After being mirandized, subject initiated incriminating conversation with police

Facts

On New Year’s Eve 1997, Officer Clyde Whitfield of the Amory Police Department saw Dameon Hampton, a passenger in a car being driven by George Thompson, leave his car, fire a gun, then get back into his car. After Hampton and Thompson drove away, Officer Whitfield pursued and stopped the car. Upon the stopping, Thompson quickly got out of the car to talk with the officer; however, Officer Whitfield saw a gun on the passenger’s side of the car and ordered Hampton out of the car, too.

The officer searched Hampton and found a container with forty rocks of cocaine in Hampton’s front pants pocket. Hampton admitted the cocaine was found on his person, but he claims it was found not in his pants, but in the jacket he was wearing, which belonged to Thompson, not Hampton. Also, as Hampton raised his arms to place them on the car, a gun from under his arm fell to the ground.

Brien Chamblee is an investigator for the Monroe County District Attorney’s Office. On September 29, 1998, Chamblee was at the Monroe County Sheriff’s Office where Hampton was being held in a witness detention room. Hampton motioned for Chamblee to come over to the window in his room. Hampton then held up a copy of his indictment and said he had questions about the paperwork in his case and asked whether Chamblee was the district attorney. Chamblee explained he was an investigator for the district attorney and told Hampton to call his own attorney if he had questions about his indictment. At that point Hampton volunteered that he was the person named in the indictment and that the dope belonged to him.

Hampton was convicted of possession of cocaine and of having a firearm in his possession at the time of the commission of the offense or at the time of the arrest and sentenced to six years. On appeal, he argued his statement should have been suppressed. MCOA affirmed.

Analysis

Hampton claims Chamblee had a duty to stop Hampton from making statements without Hampton’s attorney being present. Hampton also claims Chamblee elicited the statements from Hampton in that Chamblee responded to Hampton’s gestures and opened the door to the room in which Hampton was being detained. Chamblee testified to the contrary stating witnesses often had to make such gestures or motions to be let out to use the restroom or to request conferences with their attorneys or for various other reasons.

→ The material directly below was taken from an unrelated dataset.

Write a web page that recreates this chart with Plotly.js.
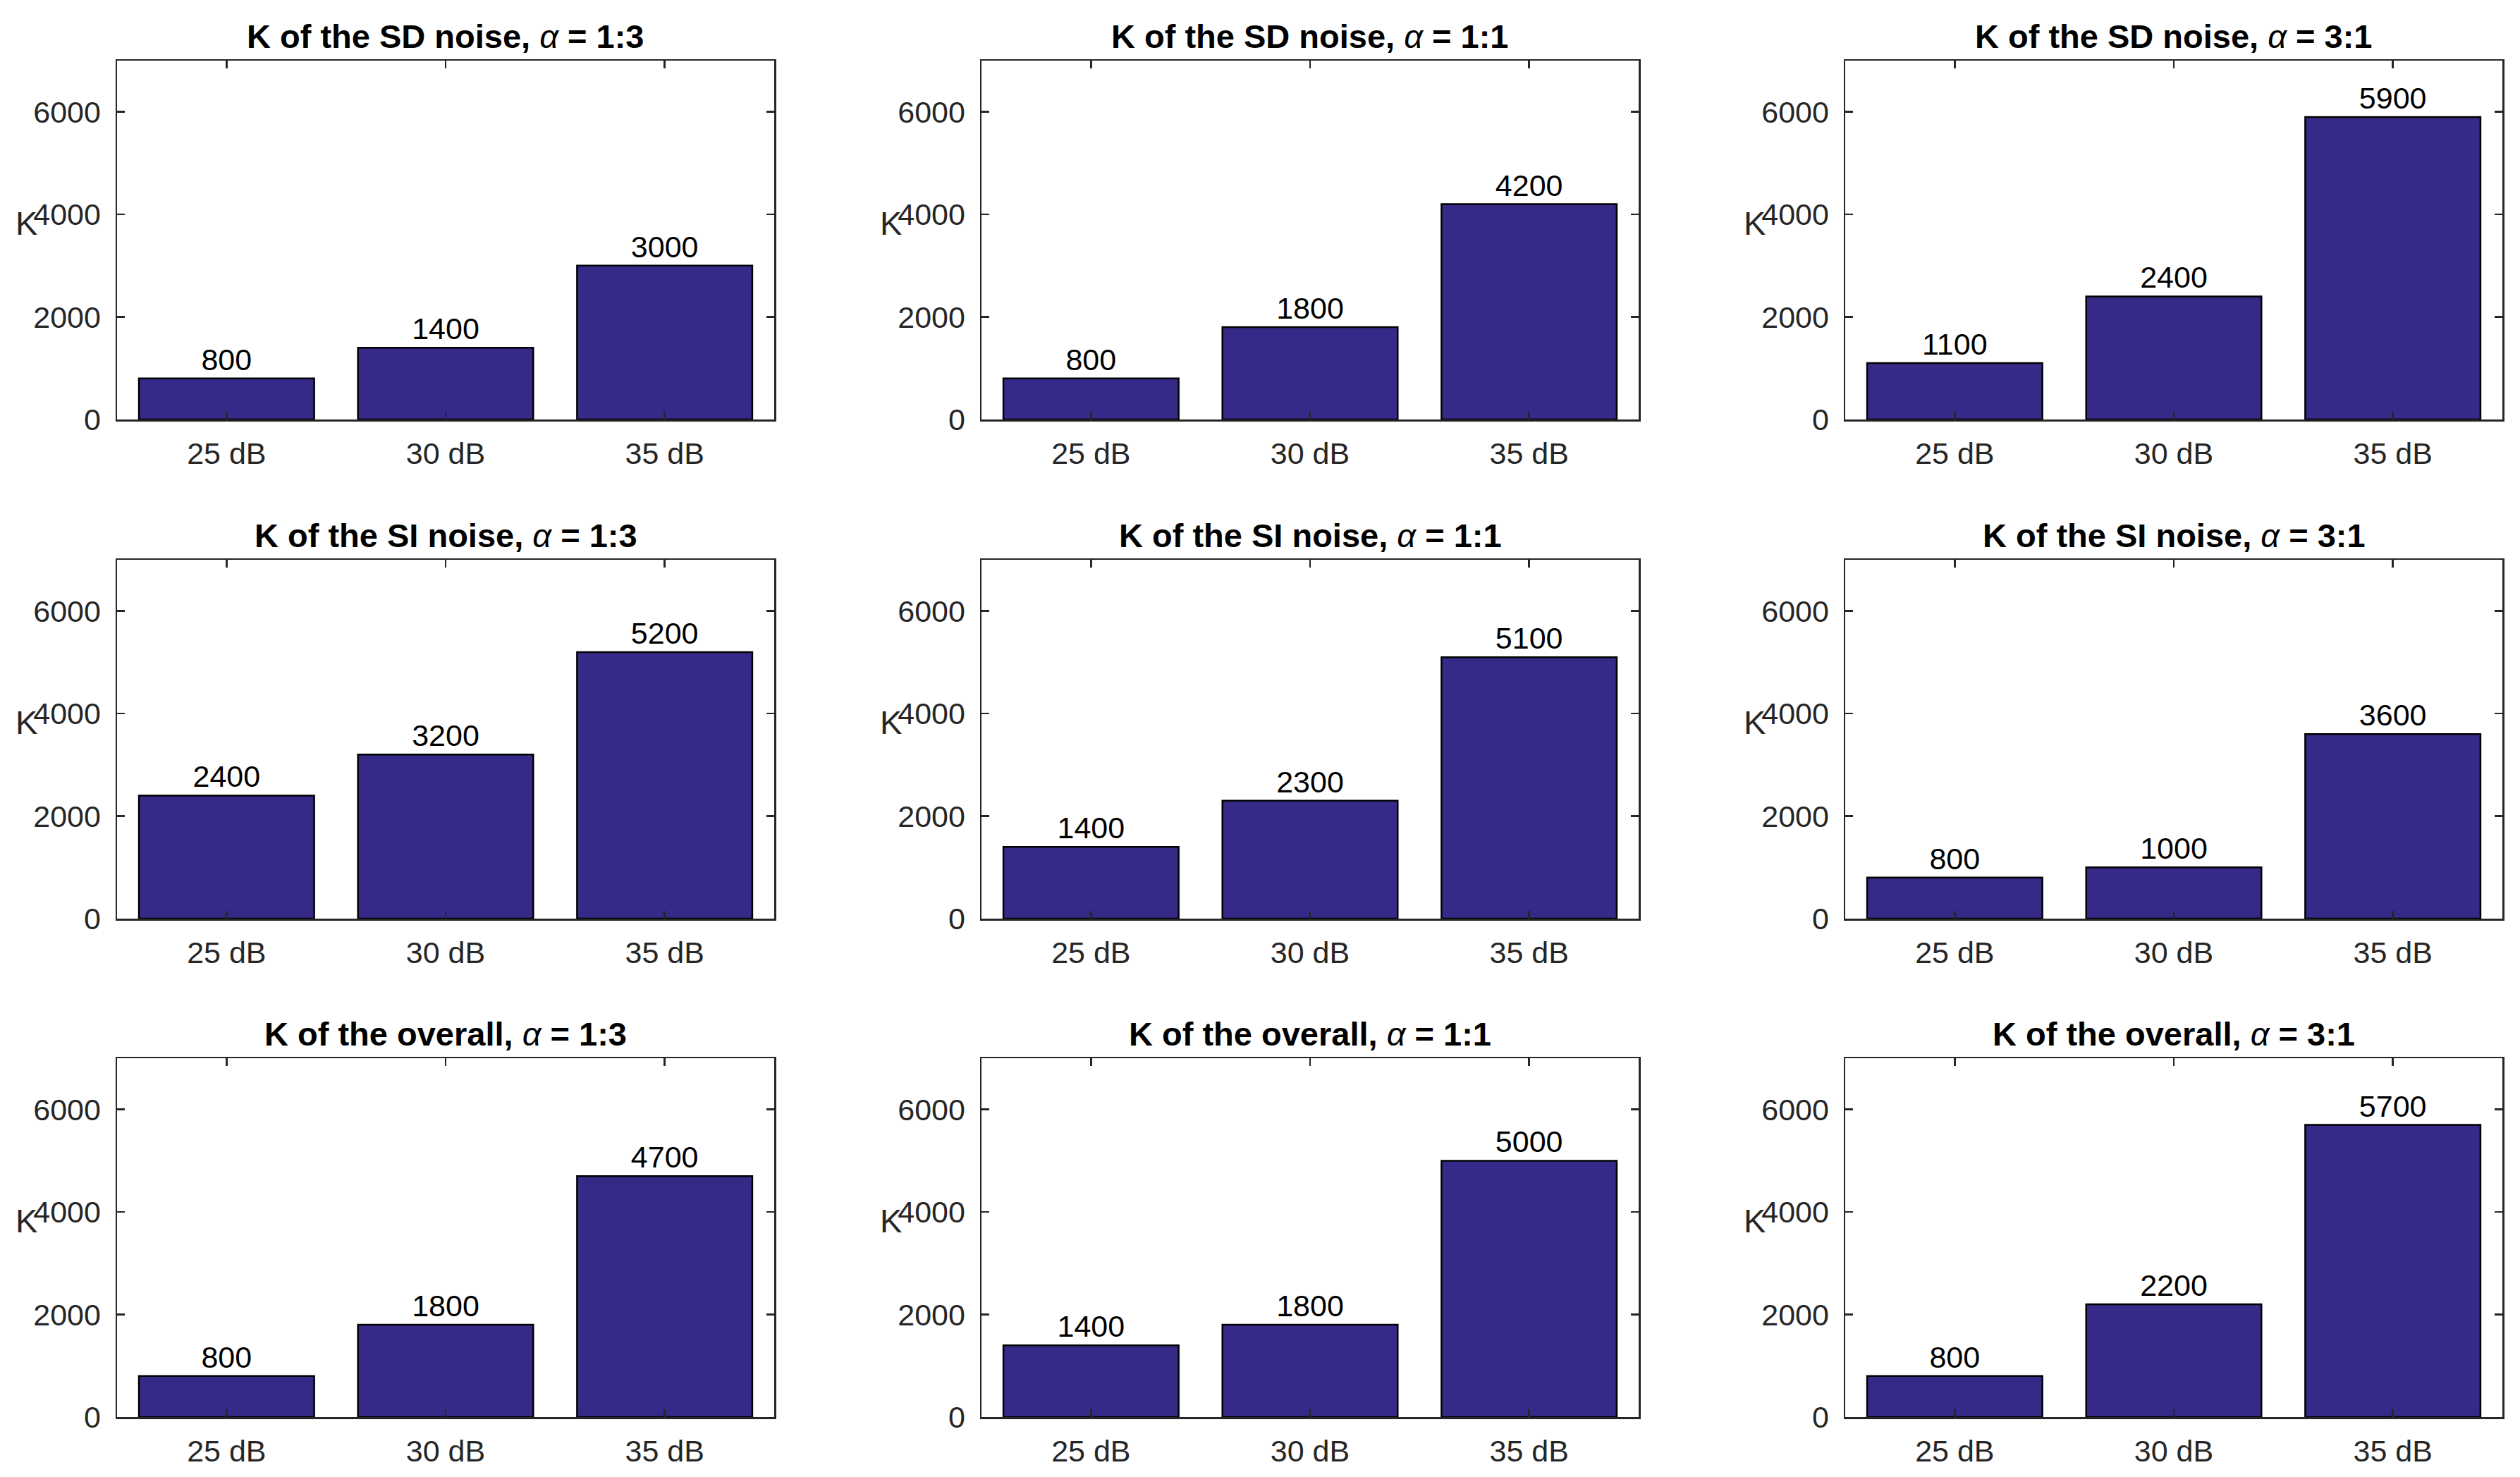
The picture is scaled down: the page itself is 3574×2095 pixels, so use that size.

Chamblee claims he told Hampton to talk with his attorney, but Hampton claims he was not told this. When faced with conflicting evidence, we let the jury decide who to believe. We presume the jury weighed the conflicting testimonies of Hampton and Officer Chamblee; thus, we will not disturb the jury’s finding on this matter.

Hampton also argues he was in custody at the time of this incident and that he was entitled to be informed that any statements could be used against him and that he should be allowed to consult his attorney. However, this Court has found such incidents do not require being read Miranda rights again. Prosecutors may not use statements obtained during custodial interrogations unless procedural safeguards are maintained to secure the privilege against self-incrimination. Custodial interrogation is defined as “questioning initiated by law enforcement officers after a person has been taken into custody or otherwise deprived of his freedom of action in any significant way.”

The initiation of questioning of the suspect who is in custody by law enforcement officers triggers the need for Miranda; therefore, if a suspect in custody initiates the conversation, that statement may be admissible as freely and voluntarily given even without prior Miranda warnings. See MCOA Alexander.

In the present case, Hampton initiated the conversation after he motioned to Chamblee to come over to his room. According to Alexander, there was no need to re-Mirandize Hampton. Hampton’s statement was freely and voluntarily given as Chamblee did not initiate the conversation. We find no error in the trial court’s admitting Hampton’s statement that the “dope was his.”